Andrew Dearborn

author

Andrew Dearborn

1836–1909

Best known for the frontier tale Scarred Eagle; or, Moorooine, the Sporting Fawn, this 19th-century writer worked under a pen name while building his career in Massachusetts. His fiction belongs to the lively world of American dime novels, full of action, pursuit, and borderland drama.

1 Audiobook

About the author

Born near Hebron, New York, on April 13, 1836, the writer behind the name Andrew Dearborn was actually Lewis J. Gardner. According to Northern Illinois University's House of Beadle & Adams Online, Dearborn was one of Gardner's pen names, used for some of his popular fiction.

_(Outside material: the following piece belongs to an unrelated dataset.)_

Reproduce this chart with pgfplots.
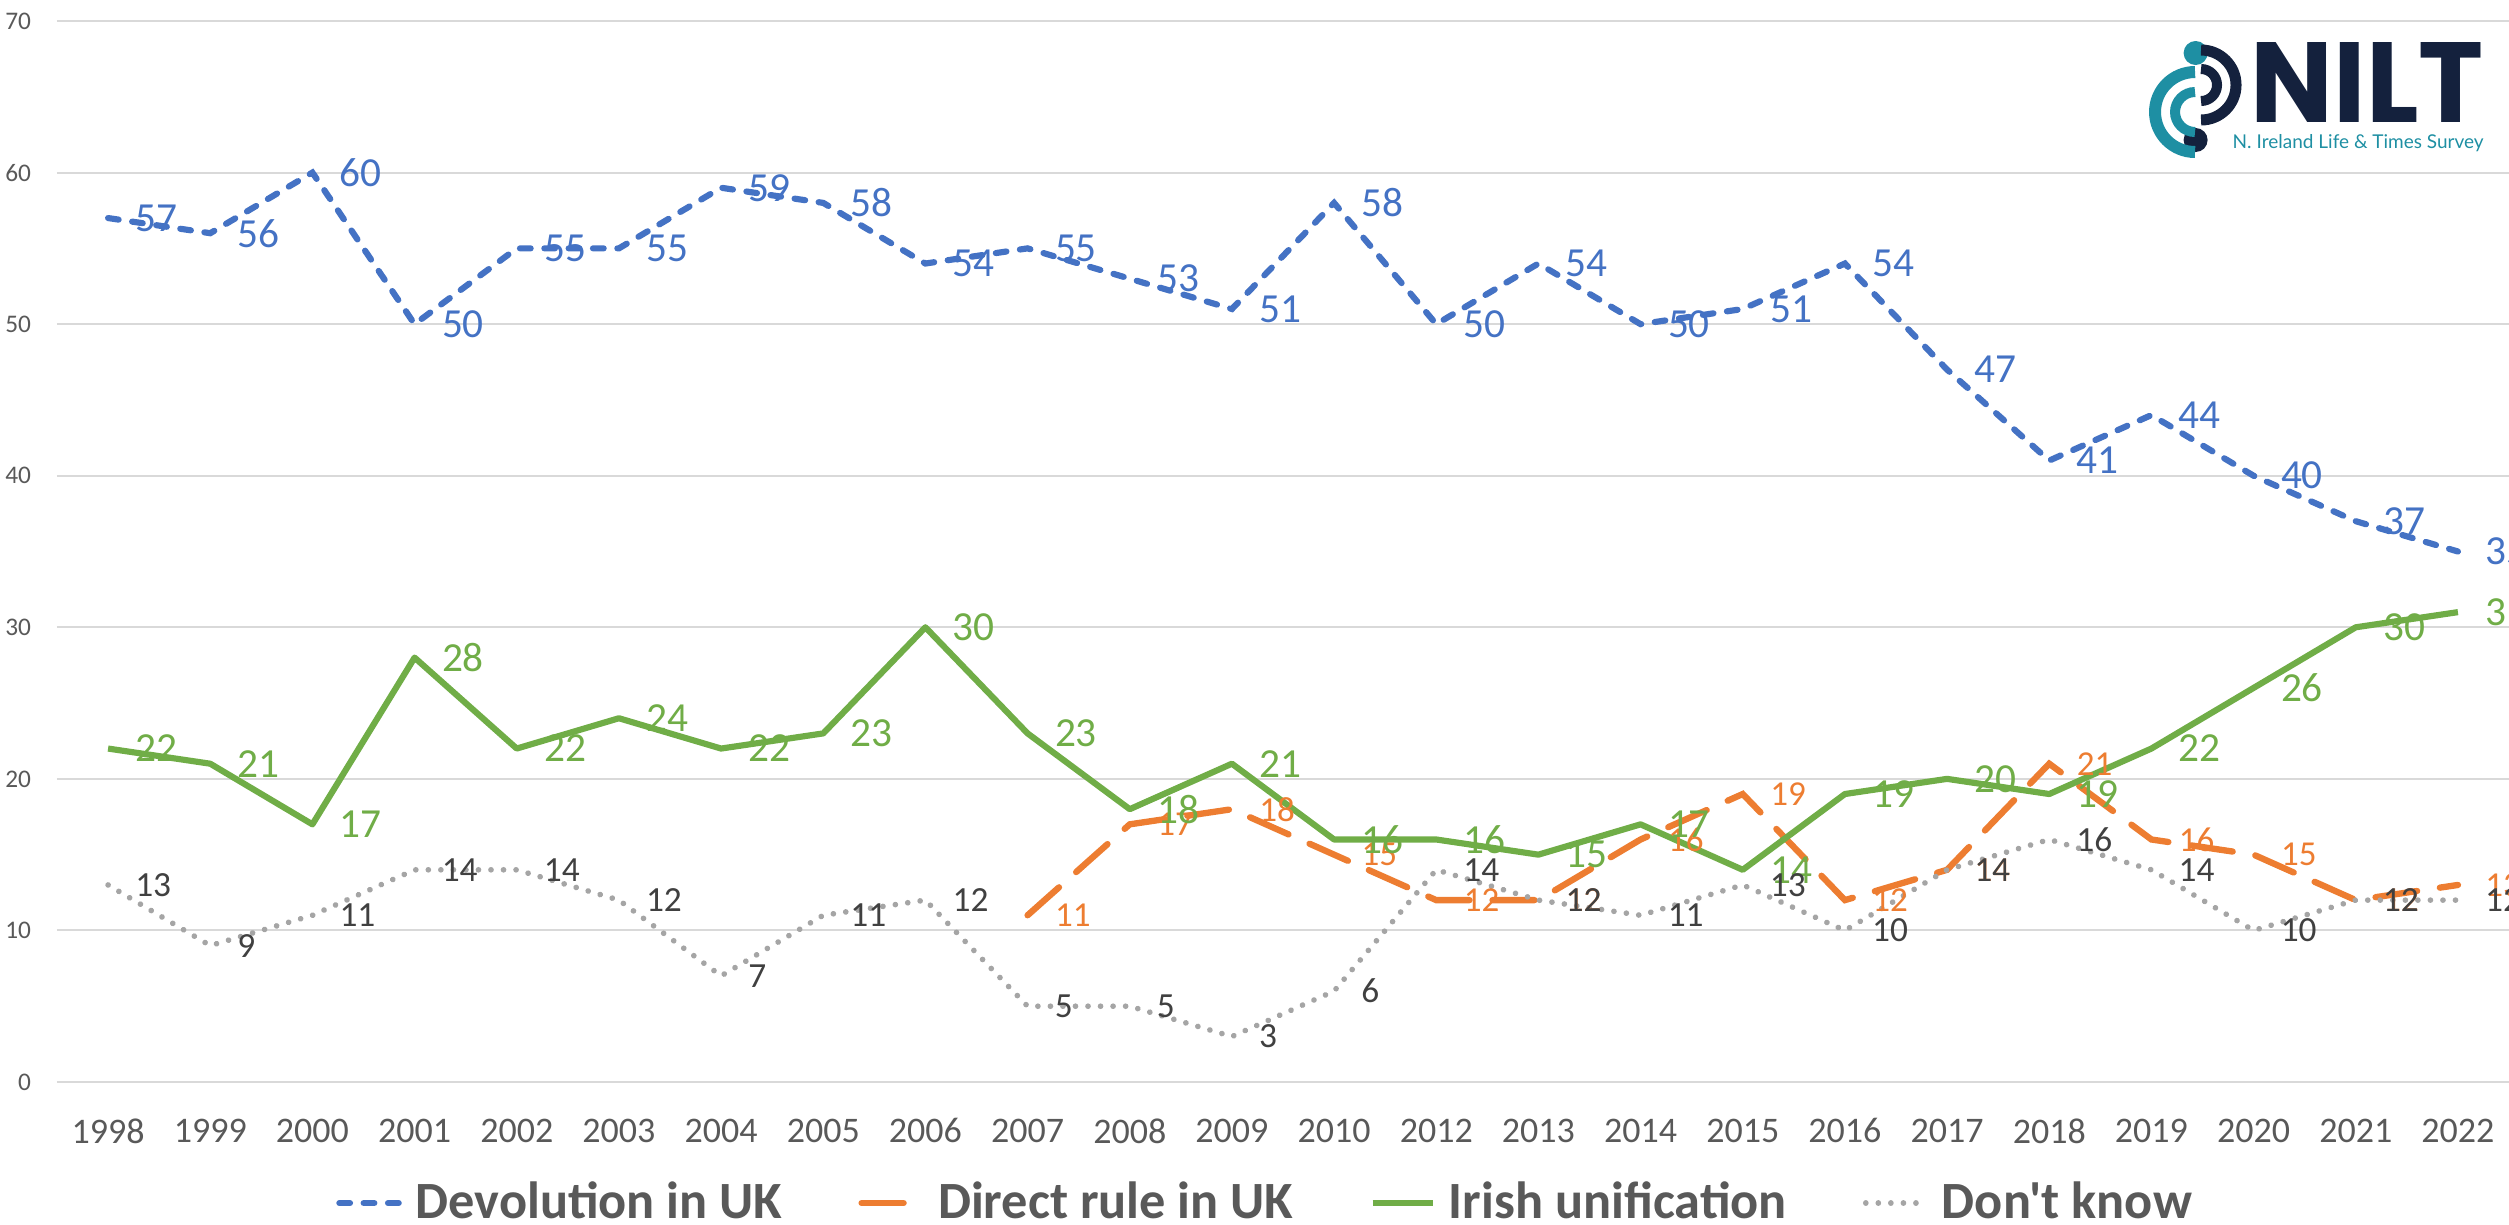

Gardner grew up working on farms and studying in local schools, later teaching for a time before marrying fellow teacher Charlotte A. Closson in 1861. He lived in Adams and then North Adams, Massachusetts, where he worked for the Arnold Print Works and wrote novels during his spare time and evenings.

He wrote for publishers including Beadle and George Munro, and under the Andrew Dearborn name he published works such as Scarred Eagle; or, Moorooine, the Sporting Fawn. Gardner later lived in Williamstown, Massachusetts, served on the Board of Assessors there for several years, and died on December 5, 1909.